» **INSTRUCTIONS FOR THE TASK**: From the material below, list every line containing "document".
•••••
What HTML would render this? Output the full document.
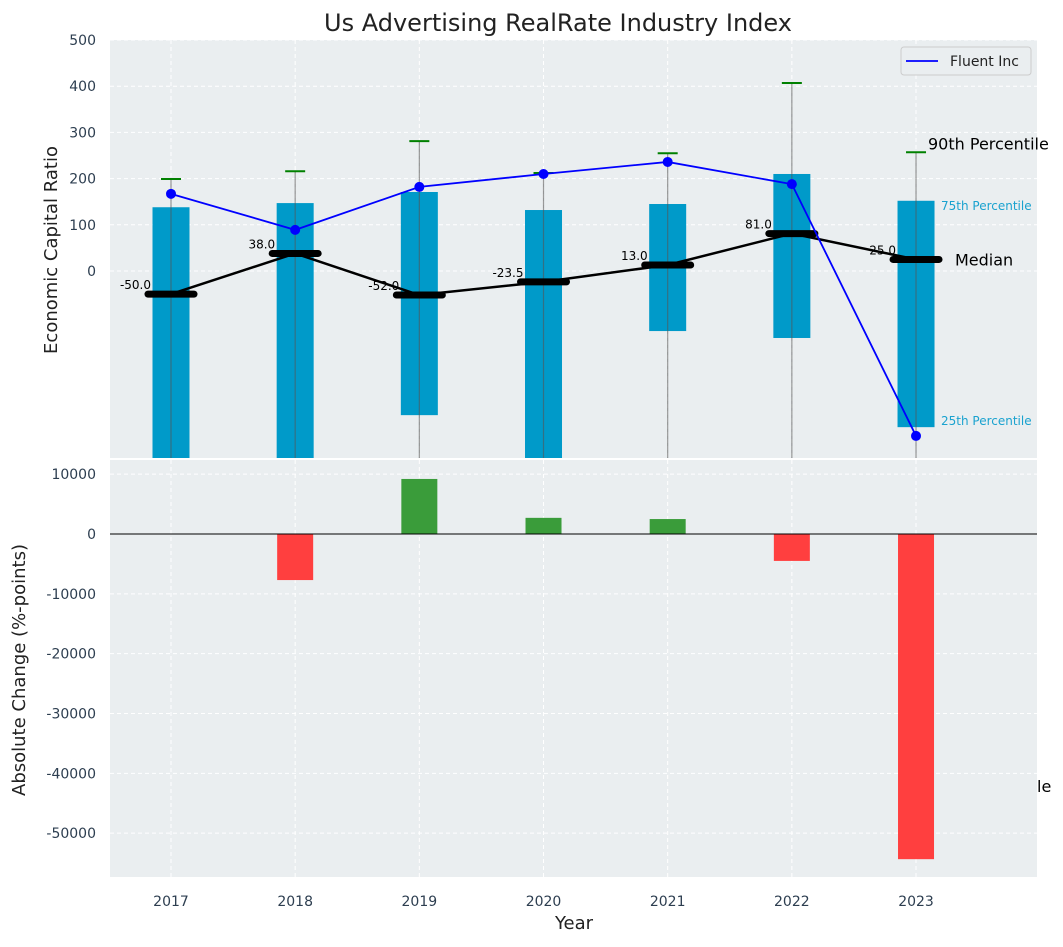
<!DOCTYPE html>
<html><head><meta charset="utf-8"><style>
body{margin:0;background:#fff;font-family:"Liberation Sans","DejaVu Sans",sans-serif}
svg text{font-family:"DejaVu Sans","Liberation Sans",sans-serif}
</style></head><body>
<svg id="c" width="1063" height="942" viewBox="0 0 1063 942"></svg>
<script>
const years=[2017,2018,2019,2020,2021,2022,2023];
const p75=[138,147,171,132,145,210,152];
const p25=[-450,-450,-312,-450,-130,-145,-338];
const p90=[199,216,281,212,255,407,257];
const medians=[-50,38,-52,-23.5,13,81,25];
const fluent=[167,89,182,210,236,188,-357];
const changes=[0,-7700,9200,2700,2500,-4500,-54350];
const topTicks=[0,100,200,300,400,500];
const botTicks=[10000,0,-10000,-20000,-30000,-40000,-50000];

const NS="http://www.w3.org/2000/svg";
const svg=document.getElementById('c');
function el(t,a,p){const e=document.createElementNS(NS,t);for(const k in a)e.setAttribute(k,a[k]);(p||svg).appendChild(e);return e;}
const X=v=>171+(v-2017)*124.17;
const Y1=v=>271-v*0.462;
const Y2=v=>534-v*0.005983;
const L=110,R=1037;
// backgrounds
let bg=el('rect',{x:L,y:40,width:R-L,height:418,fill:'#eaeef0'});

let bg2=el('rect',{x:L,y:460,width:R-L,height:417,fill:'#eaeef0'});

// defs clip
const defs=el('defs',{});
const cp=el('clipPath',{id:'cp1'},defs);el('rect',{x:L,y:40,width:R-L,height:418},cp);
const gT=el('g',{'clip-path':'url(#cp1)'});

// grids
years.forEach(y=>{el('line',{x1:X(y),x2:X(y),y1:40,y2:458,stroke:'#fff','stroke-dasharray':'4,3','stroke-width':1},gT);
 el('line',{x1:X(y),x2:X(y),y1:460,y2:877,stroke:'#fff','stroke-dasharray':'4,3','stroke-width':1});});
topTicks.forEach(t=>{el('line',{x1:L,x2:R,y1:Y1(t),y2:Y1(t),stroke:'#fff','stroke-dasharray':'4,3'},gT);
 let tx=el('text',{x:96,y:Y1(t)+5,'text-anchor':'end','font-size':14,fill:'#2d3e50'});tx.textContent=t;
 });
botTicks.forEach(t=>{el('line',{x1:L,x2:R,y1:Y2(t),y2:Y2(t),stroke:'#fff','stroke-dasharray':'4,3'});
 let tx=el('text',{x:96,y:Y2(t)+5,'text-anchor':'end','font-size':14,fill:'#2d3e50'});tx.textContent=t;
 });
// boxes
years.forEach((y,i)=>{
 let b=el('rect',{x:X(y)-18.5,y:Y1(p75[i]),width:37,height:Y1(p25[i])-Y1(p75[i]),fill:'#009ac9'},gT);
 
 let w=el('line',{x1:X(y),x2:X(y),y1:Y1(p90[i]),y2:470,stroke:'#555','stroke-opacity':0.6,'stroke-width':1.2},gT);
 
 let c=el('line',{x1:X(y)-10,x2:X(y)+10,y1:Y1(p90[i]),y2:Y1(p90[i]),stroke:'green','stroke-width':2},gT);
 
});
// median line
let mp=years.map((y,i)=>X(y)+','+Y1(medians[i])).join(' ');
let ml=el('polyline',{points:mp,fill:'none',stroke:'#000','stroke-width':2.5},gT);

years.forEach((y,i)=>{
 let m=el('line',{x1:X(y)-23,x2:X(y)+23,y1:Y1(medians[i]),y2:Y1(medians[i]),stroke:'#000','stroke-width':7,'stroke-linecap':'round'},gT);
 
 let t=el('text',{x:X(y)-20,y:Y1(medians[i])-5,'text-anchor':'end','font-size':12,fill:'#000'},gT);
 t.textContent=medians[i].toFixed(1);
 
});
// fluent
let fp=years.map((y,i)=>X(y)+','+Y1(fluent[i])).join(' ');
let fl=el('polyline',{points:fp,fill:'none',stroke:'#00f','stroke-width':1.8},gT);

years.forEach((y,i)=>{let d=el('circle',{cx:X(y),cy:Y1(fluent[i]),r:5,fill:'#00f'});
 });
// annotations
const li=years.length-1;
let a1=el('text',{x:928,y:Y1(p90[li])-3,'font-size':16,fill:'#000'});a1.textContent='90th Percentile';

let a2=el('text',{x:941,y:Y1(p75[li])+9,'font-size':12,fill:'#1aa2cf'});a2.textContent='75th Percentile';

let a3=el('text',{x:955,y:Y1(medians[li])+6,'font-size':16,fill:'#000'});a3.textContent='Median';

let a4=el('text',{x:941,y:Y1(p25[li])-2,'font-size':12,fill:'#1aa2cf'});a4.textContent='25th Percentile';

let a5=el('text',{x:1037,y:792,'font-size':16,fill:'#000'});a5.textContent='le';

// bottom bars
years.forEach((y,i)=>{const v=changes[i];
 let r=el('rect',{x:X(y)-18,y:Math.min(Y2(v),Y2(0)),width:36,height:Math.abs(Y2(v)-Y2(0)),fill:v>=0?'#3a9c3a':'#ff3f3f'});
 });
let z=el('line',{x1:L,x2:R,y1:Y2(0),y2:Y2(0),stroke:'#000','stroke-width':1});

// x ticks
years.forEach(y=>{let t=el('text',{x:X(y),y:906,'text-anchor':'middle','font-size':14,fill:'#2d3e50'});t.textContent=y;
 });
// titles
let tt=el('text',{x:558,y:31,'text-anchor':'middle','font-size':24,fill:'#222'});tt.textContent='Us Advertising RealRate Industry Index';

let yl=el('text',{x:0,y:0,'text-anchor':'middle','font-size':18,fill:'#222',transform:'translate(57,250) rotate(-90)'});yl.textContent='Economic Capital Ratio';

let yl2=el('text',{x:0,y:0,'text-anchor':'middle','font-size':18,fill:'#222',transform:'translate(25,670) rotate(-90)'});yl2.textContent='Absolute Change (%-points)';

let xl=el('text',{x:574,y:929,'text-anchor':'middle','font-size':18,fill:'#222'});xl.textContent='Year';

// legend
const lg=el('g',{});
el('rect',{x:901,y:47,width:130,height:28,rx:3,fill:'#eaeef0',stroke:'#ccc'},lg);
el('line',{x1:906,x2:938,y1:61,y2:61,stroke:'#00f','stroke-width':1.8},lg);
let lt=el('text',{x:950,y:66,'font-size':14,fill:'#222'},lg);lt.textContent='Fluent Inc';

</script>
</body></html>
•••••
» **RESPONSE TO THE TASK**:
What HTML would render this? Output the full document.
const svg=document.getElementById('c');
function el(t,a,p){const e=document.createElementNS(NS,t);for(const k in a)e.setAttribute(k,a[k]);(p||svg).appendChild(e);return e;}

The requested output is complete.